- Exercise requirements
All pictures are to be skipped; retype only the lines from the top of the entries through the line with "var threshold = 1;", both included.

- Records provided
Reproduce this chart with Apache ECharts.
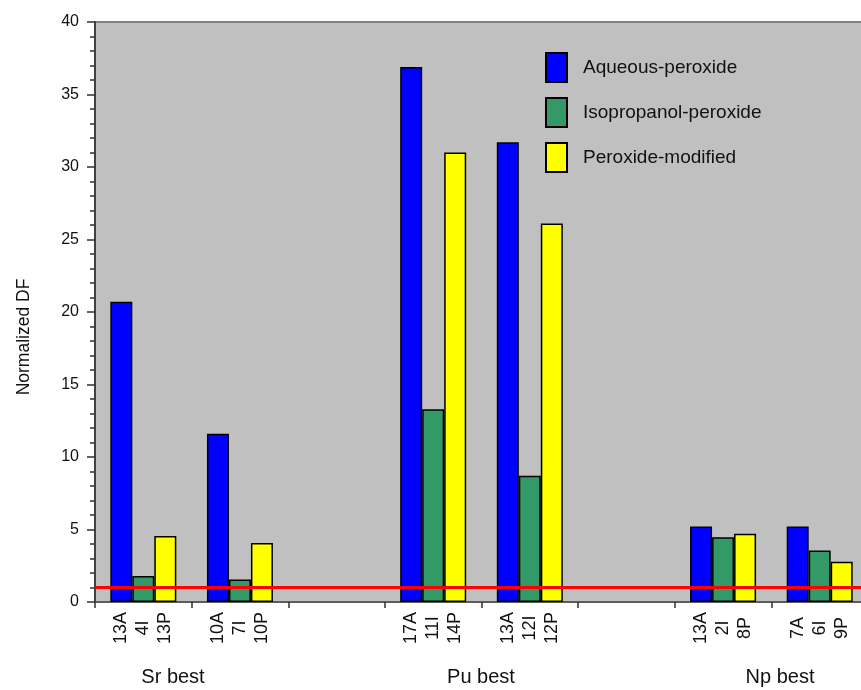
<!DOCTYPE html>
<html>
<head>
<meta charset="utf-8">
<script src="https://cdn.jsdelivr.net/npm/echarts@6/dist/echarts.min.js"></script>
<style>
html,body{margin:0;padding:0;background:#fff;overflow:hidden;}
#chart{width:880px;height:690px;}
</style>
</head>
<body>
<div id="chart"></div>
<script>
var categories = ['Sr best 1', 'Sr best 2', 'gap 1', 'Pu best 1', 'Pu best 2', 'gap 2', 'Np best 1', 'Np best 2'];
var seriesNames = ['Aqueous-peroxide', 'Isopropanol-peroxide', 'Peroxide-modified'];
var aqueous = [20.7, 11.6, '-', 36.9, 31.7, '-', 5.2, 5.2];
var isopropanol = [1.8, 1.55, '-', 13.3, 8.7, '-', 4.46, 3.56];
var peroxide = [4.55, 4.07, '-', 31.0, 26.1, '-', 4.7, 2.78];
var aqueousLabels = ['13A', '10A', '', '17A', '13A', '', '13A', '7A'];
var isopropanolLabels = ['4I', '7I', '', '11I', '12I', '', '2I', '6I'];
var peroxideLabels = ['13P', '10P', '', '14P', '12P', '', '8P', '9P'];
var groupLabels = ['Sr best', 'Pu best', 'Np best'];
var yTicks = [0, 5, 10, 15, 20, 25, 30, 35, 40];
var threshold = 1;

var FONT = 'Liberation Sans, Arial, sans-serif';
var colors = ['#0000ff', '#339966', '#ffff00'];
var allValues = [aqueous, isopropanol, peroxide];
var allLabels = [aqueousLabels, isopropanolLabels, peroxideLabels];

var chart = echarts.init(document.getElementById('chart'));

var series = allValues.map(function (vals, i) {
  var s = {
    name: seriesNames[i],
    type: 'bar',
    data: vals,
    barWidth: 22,
    barGap: '0%',
    itemStyle: { color: colors[i], borderColor: '#000', borderWidth: 1.5 },
    label: {
      show: true,
      position: 'bottom',
      distance: 26,
      rotate: 90,
      align: 'center',
      verticalAlign: 'middle',
      fontFamily: FONT,
      fontSize: 18,
      color: '#111',
      formatter: (function (labs) { return function (p) { return labs[p.dataIndex]; }; })(allLabels[i])
    },
    emphasis: { disabled: true },
    animation: false
  };
  if (i === 0) {
    s.markLine = {
      silent: true,
      symbol: 'none',
      label: { show: false },
      lineStyle: { color: '#ff0000', width: 3, type: 'solid' },
      data: [{ yAxis: threshold }],
      animation: false
    };
  }
  return s;
});

var groupPos = [173, 481, 780];
var graphics = groupLabels.map(function (t, i) {
  return {
    type: 'text',
    x: groupPos[i],
    y: 677,
    style: { text: t, fontFamily: FONT, fontSize: 20, fill: '#111', textAlign: 'center', textVerticalAlign: 'middle' }
  };
});
graphics.push({
  type: 'text',
  x: 24,
  y: 337,
  rotation: Math.PI / 2,
  style: { text: 'Normalized DF', fontFamily: FONT, fontSize: 17.5, fill: '#111', textAlign: 'center', textVerticalAlign: 'middle' }
});

chart.setOption({
  animation: false,
  backgroundColor: '#ffffff',
  grid: {
    left: 95, top: 22, width: 773, height: 580,
    show: true, backgroundColor: '#c0c0c0', borderColor: '#808080', borderWidth: 2
  },
  legend: {
    orient: 'vertical',
    left: 545,
    top: 52,
    padding: 0,
    itemWidth: 21,
    itemHeight: 29,
    itemGap: 14,
    icon: 'rect',
    selectedMode: false,
    textStyle: { fontFamily: FONT, fontSize: 19, color: '#111', padding: [0, 0, 8, 11] },
    data: seriesNames
  },
  xAxis: {
    type: 'category',
    data: categories,
    boundaryGap: true,
    axisLine: { lineStyle: { color: '#505050', width: 1.5 } },
    axisTick: { show: true, length: 6, lineStyle: { color: '#303030', width: 1.5 } },
    axisLabel: { show: false },
    splitLine: { show: false }
  },
  yAxis: {
    type: 'value',
    min: yTicks[0],
    max: yTicks[yTicks.length - 1],
    interval: 5,
    axisLine: { show: true, lineStyle: { color: '#404040', width: 2 } },
    axisTick: { show: true, length: 8, lineStyle: { color: '#303030', width: 1.5 } },
    minorTick: { show: true, splitNumber: 5, length: 5, lineStyle: { color: '#303030', width: 1.5 } },
    axisLabel: { margin: 16, fontFamily: FONT, fontSize: 16, color: '#111' },
    splitLine: { show: false }
  },
  graphic: graphics,
  series: series
});
</script>
</body>
</html>
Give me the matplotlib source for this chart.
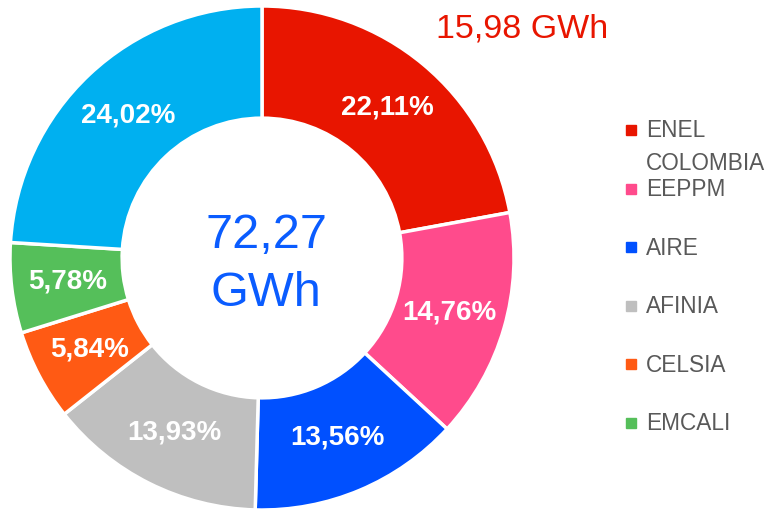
import matplotlib
matplotlib.use("Agg")
import matplotlib.pyplot as plt

# data (share of total, %)
companies = ["ENEL\nCOLOMBIA", "EEPPM", "AIRE", "AFINIA", "CELSIA", "EMCALI", "OTROS"]
shares = [22.11, 14.76, 13.56, 13.93, 5.84, 5.78, 24.02]
colors = ["#E81500", "#FF4B8C", "#0050FF", "#BFBFBF", "#FF5A14", "#55BF5A", "#00B0F0"]
legend_names = companies[:6]
total_label = "72,27\nGWh"
top_label = "15,98 GWh"

plt.rcParams["font.family"] = ["Liberation Sans", "DejaVu Sans"]

fig = plt.figure(figsize=(7.67, 5.09), dpi=100)
W, H = 767, 509
cx, cy, r = 262, 258, 252
ax = fig.add_axes([(cx - r) / W, (H - cy - r) / H, 2 * r / W, 2 * r / H])

wedges, texts = ax.pie(shares, colors=colors, startangle=90, counterclock=False,
                       radius=1.0, wedgeprops=dict(width=0.445, edgecolor="white", linewidth=2.5),
                       labels=[f"{s:.2f}%".replace(".", ",") for s in shares],
                       labeldistance=0.775, textprops=dict(color="white", fontsize=20, fontweight="bold",
                                                           ha="center", va="center"))
ax.set_xlim(-1, 1)
ax.set_ylim(-1, 1)
ax.set_aspect("equal")

# center total
ax.text(0.016, -0.026, total_label, ha="center", va="center", color="#0A5CFF", fontsize=35, linespacing=1.35)

# top right value
fig.text(522 / W, 1 - 29 / H, top_label, ha="center", va="center", color="#E81500", fontsize=24.5)

# legend (drawn by hand so the wrapped label doesn't shift the spacing)
for i, name in enumerate(legend_names):
    y = 130 + 58.6 * i
    fig.patches.append(plt.Rectangle(((631 - 5) / W, 1 - (y + 5) / H), 10 / W, 10 / H,
                                     transform=fig.transFigure, color=colors[i]))
    first, *rest = name.split("\n")
    fig.text(646 / W, 1 - (y + 7.5) / H, first, ha="left", va="baseline",
             color="#595959", fontsize=16.3)
    for j, line in enumerate(rest):
        fig.text(646 / W, 1 - (y + 7.5 + 33 * (j + 1)) / H, line, ha="left", va="baseline",
                 color="#595959", fontsize=16.3)

fig.savefig("out.png", dpi=100)
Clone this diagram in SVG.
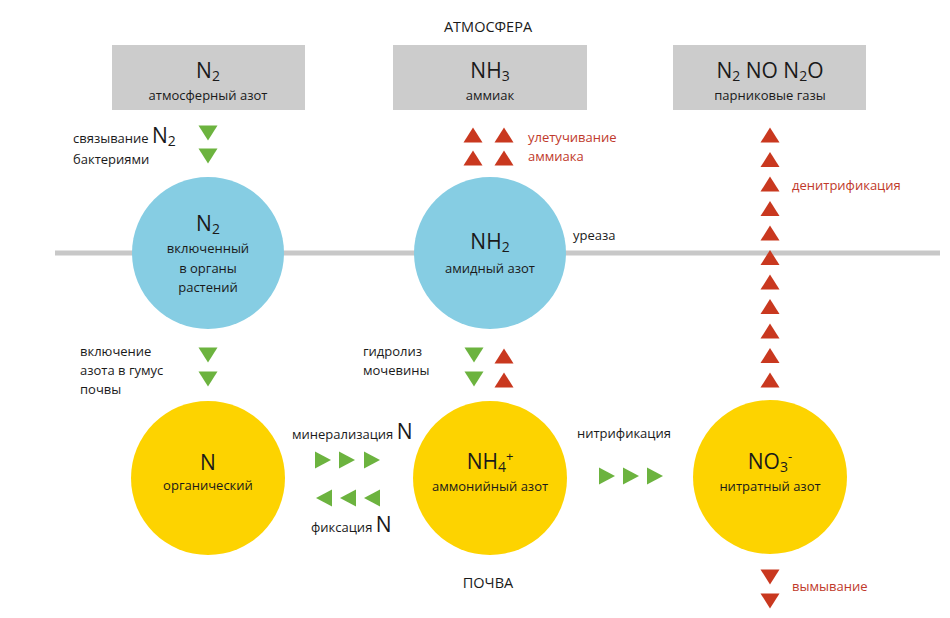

- Solution
Reproduce this chart with Apache ECharts.
<!DOCTYPE html>
<html>
<head>
<meta charset="utf-8">
<script src="https://cdn.jsdelivr.net/npm/echarts@6/dist/echarts.min.js"></script>
<style>
html,body{margin:0;padding:0;background:#fff;overflow:hidden;}
#chart{width:880px;height:690px;}
</style>
</head>
<body>
<div id="chart"></div>
<script>
var categories = ['Sr best 1', 'Sr best 2', 'gap 1', 'Pu best 1', 'Pu best 2', 'gap 2', 'Np best 1', 'Np best 2'];
var seriesNames = ['Aqueous-peroxide', 'Isopropanol-peroxide', 'Peroxide-modified'];
var aqueous = [20.7, 11.6, '-', 36.9, 31.7, '-', 5.2, 5.2];
var isopropanol = [1.8, 1.55, '-', 13.3, 8.7, '-', 4.46, 3.56];
var peroxide = [4.55, 4.07, '-', 31.0, 26.1, '-', 4.7, 2.78];
var aqueousLabels = ['13A', '10A', '', '17A', '13A', '', '13A', '7A'];
var isopropanolLabels = ['4I', '7I', '', '11I', '12I', '', '2I', '6I'];
var peroxideLabels = ['13P', '10P', '', '14P', '12P', '', '8P', '9P'];
var groupLabels = ['Sr best', 'Pu best', 'Np best'];
var yTicks = [0, 5, 10, 15, 20, 25, 30, 35, 40];
var threshold = 1;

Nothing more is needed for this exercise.